I'm also not referring to Howard or anything earlier - the only relevant issue is current Government actions and Abbott's policy. Separating actions and rhetoric.
In Adelaide they kicked in $291mil for Seaford

And were going to kick in a similar amount for Gawler I believe.  The feds are asking for some of the money not spent back.
  Speed Minister for Railways

The Age makes it sound like the Victorian Government is threatening Abbott with no East-West Tunnel.
The Napthine government is holding back crucial information needed by Infrastructure Australia to assess the financial viability of the east-west road link. Consultant Ernst & Young is believed to have delivered to the government some time ago the long-awaited ''business case'' needed to justify the proposed toll road.
A VicRoads spokeswoman said there had been little or no growth in the number of cars using roads leading into the city over the past 10 years, and that the drops in traffic on Alexandra Parade appeared to echo this trend. But Monash University transport expert Graham Currie said the decrease did not necessarily mean there was less traffic in the area but that congestion could be reducing the volume of traffic that was getting through.

The Minister's office claims that the documents are ready for submission but aren't needed yet.
  fabricator Chief Commissioner

Location: Gawler
In Adelaide they kicked in $291mil for Seaford

And were going to kick in a similar amount for Gawler I believe.  The feds are asking for some of the money not spent back.

Federal money was given to both the rebuilding of the Gawler and Noarlunga lines and the later electrification, simply to speed up construction as the state were short on money at the time. The entire project was in the $1.2billion range, the majority came from the state government.

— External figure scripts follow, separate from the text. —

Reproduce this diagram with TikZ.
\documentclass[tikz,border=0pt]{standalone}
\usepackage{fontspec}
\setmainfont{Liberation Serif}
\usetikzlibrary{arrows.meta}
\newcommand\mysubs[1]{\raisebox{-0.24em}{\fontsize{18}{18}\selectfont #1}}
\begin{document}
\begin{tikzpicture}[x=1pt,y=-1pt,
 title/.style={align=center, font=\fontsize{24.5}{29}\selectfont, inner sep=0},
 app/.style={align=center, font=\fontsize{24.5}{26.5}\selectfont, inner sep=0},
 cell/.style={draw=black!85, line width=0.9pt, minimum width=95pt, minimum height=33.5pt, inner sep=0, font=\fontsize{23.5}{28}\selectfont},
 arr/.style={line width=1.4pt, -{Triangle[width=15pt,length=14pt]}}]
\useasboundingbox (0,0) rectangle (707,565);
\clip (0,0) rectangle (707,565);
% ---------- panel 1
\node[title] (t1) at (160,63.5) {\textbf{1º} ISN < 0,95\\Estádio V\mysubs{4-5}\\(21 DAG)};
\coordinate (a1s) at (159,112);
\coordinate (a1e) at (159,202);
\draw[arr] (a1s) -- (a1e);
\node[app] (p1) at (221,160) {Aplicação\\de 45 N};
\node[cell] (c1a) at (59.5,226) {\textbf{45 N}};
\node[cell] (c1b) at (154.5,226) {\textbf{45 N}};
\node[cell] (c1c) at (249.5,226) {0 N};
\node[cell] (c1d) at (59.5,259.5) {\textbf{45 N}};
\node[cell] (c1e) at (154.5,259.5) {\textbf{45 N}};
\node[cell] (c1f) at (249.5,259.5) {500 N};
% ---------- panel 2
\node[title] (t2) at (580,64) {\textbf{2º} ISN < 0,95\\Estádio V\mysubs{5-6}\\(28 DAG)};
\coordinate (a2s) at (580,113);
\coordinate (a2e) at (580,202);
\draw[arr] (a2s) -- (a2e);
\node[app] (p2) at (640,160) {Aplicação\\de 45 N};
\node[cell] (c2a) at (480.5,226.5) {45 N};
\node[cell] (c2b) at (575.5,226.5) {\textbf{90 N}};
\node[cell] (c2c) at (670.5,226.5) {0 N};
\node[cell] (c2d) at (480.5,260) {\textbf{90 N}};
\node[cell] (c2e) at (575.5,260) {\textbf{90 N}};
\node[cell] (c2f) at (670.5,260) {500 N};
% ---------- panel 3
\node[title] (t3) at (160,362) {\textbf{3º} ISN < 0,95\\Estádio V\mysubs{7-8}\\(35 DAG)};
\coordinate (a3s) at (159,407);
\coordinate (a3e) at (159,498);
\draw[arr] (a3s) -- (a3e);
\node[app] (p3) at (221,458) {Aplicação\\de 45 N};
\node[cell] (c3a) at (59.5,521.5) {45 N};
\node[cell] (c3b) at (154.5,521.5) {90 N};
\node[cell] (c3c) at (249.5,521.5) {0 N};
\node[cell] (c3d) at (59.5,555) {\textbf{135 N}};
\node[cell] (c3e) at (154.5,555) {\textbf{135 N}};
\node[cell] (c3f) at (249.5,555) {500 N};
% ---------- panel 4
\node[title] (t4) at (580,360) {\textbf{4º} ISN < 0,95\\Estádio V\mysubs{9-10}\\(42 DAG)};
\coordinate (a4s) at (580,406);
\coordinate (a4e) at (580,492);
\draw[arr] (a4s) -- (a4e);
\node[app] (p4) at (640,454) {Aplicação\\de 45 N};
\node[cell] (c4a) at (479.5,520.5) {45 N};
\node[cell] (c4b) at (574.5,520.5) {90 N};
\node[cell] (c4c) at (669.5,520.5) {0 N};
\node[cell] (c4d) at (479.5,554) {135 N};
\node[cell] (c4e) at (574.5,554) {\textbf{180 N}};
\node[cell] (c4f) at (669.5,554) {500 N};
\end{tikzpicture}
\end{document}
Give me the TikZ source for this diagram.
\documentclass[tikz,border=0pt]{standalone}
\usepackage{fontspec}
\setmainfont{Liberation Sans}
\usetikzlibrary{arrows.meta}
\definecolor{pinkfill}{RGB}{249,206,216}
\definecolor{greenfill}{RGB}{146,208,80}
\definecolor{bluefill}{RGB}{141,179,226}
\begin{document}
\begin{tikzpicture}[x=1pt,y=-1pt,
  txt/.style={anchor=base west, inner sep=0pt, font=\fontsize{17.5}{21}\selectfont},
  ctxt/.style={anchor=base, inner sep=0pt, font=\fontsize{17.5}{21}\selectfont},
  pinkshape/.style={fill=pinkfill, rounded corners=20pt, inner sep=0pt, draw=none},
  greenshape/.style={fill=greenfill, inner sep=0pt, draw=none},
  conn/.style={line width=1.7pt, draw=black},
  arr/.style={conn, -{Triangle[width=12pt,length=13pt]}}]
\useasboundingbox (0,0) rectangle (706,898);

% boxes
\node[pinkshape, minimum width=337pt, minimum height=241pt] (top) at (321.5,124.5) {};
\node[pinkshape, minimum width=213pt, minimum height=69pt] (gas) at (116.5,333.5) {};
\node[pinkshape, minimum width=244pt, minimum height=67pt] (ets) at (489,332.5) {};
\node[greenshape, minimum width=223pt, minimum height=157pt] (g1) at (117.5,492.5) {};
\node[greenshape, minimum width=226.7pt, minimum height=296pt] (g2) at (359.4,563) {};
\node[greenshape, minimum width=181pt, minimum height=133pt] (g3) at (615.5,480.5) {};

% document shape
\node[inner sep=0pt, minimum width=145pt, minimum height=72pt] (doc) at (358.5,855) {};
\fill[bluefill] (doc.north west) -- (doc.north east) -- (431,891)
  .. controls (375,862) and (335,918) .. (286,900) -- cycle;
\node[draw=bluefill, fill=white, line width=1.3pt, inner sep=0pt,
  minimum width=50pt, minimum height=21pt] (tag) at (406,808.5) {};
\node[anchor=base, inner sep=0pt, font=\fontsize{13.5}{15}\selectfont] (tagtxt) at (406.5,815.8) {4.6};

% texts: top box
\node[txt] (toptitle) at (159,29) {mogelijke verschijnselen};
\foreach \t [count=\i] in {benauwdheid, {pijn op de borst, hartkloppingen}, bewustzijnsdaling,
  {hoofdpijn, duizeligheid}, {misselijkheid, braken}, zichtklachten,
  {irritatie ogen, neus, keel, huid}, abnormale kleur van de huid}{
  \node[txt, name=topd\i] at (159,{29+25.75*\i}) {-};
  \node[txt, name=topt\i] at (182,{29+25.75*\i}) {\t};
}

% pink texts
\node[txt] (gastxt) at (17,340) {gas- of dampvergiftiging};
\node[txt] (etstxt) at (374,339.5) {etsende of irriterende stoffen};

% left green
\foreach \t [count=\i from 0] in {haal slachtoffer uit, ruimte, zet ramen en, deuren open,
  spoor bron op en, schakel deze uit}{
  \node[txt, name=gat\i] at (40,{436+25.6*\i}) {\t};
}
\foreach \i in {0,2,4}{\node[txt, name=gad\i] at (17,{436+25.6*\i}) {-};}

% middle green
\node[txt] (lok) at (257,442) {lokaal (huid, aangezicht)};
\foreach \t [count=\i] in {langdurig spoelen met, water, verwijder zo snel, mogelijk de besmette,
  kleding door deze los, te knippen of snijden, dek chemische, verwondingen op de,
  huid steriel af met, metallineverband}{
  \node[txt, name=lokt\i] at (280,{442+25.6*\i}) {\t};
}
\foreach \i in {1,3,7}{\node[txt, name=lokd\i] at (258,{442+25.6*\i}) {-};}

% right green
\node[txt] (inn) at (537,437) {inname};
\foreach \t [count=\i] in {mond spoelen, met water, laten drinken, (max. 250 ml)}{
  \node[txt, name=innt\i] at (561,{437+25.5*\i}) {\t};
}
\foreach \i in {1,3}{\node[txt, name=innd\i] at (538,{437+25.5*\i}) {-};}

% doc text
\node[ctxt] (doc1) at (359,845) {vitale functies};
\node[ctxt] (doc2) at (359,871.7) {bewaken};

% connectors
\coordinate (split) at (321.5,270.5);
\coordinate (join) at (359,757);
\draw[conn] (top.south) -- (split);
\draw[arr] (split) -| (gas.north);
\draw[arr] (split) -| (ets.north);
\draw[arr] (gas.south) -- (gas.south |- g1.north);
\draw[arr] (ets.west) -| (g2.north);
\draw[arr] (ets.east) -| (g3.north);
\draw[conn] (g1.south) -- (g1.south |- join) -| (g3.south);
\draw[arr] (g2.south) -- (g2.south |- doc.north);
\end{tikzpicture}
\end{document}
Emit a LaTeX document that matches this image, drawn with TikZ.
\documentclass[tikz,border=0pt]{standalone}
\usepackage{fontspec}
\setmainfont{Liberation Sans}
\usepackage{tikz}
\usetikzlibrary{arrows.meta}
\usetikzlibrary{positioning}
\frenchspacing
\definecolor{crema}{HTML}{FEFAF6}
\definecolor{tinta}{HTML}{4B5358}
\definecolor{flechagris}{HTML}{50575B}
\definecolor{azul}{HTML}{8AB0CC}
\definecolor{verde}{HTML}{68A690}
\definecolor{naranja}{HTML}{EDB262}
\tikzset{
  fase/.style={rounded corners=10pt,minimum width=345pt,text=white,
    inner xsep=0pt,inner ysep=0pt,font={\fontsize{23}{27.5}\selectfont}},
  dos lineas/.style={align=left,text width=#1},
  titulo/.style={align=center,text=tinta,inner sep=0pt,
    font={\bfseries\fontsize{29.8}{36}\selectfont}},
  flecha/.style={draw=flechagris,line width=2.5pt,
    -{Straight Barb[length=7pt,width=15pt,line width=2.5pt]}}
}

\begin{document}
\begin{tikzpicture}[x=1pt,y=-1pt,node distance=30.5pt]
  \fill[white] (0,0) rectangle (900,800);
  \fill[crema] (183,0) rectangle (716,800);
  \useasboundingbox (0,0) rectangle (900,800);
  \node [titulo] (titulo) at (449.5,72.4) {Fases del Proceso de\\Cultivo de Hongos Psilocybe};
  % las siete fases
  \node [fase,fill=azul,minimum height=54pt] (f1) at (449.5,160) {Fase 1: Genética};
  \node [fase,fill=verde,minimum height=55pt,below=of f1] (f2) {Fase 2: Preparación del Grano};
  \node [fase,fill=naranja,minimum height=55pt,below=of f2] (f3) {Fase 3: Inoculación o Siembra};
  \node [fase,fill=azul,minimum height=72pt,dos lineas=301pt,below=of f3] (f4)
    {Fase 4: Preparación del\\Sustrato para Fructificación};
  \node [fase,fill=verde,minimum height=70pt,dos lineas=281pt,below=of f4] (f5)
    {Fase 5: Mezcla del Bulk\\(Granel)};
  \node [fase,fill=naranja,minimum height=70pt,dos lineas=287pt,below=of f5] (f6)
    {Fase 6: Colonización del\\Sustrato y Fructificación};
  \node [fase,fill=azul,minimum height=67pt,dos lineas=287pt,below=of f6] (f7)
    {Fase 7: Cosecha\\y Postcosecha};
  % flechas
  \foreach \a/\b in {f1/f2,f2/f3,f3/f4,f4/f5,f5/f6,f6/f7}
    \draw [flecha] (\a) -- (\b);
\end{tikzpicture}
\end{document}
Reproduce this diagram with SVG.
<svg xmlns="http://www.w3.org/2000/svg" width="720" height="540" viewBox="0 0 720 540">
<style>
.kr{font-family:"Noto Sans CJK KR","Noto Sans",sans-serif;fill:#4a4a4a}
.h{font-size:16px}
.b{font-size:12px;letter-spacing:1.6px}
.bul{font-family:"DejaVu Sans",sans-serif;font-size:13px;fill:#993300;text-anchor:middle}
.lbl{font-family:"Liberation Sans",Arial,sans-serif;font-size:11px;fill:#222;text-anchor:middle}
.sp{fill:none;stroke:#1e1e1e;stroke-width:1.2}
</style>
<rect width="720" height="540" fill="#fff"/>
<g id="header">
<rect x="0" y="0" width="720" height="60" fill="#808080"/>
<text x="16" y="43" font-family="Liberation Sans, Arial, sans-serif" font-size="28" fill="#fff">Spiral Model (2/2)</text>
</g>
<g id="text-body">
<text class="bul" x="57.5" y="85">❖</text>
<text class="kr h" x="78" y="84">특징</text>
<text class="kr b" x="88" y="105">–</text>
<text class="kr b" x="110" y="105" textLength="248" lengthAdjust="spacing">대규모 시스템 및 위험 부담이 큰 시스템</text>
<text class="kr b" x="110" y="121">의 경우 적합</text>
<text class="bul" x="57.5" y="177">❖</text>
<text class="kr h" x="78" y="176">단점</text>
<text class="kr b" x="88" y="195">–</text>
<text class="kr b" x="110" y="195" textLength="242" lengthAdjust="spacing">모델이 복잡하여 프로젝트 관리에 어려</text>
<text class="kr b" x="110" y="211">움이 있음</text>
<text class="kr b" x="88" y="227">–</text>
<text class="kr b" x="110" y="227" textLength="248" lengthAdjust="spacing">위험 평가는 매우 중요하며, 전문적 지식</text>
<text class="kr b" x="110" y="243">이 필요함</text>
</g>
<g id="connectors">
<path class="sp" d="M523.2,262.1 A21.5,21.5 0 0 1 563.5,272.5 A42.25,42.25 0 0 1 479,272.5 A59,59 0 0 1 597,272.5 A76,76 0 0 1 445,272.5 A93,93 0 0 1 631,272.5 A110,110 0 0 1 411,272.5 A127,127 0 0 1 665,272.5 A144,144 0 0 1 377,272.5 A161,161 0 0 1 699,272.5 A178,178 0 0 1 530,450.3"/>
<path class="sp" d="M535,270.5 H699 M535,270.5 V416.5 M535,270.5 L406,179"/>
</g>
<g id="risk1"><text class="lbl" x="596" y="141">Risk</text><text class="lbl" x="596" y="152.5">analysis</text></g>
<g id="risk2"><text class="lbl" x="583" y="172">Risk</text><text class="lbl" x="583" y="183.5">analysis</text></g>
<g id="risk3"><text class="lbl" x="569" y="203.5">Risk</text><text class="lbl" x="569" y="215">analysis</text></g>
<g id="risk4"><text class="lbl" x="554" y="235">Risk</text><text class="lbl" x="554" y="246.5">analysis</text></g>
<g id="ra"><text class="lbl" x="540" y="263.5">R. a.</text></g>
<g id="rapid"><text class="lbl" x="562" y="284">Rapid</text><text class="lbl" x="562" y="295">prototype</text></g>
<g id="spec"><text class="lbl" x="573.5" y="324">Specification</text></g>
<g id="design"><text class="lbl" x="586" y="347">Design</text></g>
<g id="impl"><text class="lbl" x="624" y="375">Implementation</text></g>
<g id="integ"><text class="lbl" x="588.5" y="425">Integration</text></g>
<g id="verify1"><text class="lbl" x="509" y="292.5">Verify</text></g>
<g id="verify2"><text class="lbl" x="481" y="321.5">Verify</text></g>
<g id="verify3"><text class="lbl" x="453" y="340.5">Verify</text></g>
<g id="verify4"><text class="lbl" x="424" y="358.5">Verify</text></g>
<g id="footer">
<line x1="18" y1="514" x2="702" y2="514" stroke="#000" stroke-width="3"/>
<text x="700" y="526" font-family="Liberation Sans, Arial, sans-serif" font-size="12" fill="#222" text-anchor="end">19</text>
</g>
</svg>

When the electrification of the Gawler line was cancelled (state gov painted themselves into a corner again), the state had to write out a cheque for $30m to pay back the allocated money. Should the Liberal Party get in, I can't see that $30m ever reappearing.

The extension to Seaford was a seperate project, which the Federal Government paid the entire $291m, most of the money went into the 1.2km bridge over Onkaparinga Valley (which is a swamp).
  Speed Minister for Railways

The Age has another article that they pose as adverse towards the East-West tunnel, but also mention that the Auditor General has expressed concern over a state government commencing any large infrastructure project without Commonwealth backing.
It said not enough consideration was given to how much new projects ''increased congestion by inducing extra road use'' or whether strategies to encourage fewer people to drive were better value for money.

The report said pressure on state finances and uncertainty around Commonwealth contributions meant Victoria had to be smarter in how it tackled Melbourne's growing congestion with greater emphasis on managing demand.

The report also revealed in 2009 the state government conducted an inquiry into road pricing that looked at area charging for inner Melbourne, charging on ''three concentric cordons around the central business district'', parking charges and distance-based charging across Melbourne. ''The study showed that road pricing has the potential to substantially reduce travel times and the demand for road use during peak periods. It also showed potential for effecting an increase in public transport patronage, including average travel speeds across all network modes.

''Despite this, policy options for the implementation of road pricing in Melbourne have yet to be developed,'' the report said.

The report also noted while Public Transport Victoria had a statutory obligation to seek to increase the proportion of people using public transport, it did not have a target or strategies to achieve it.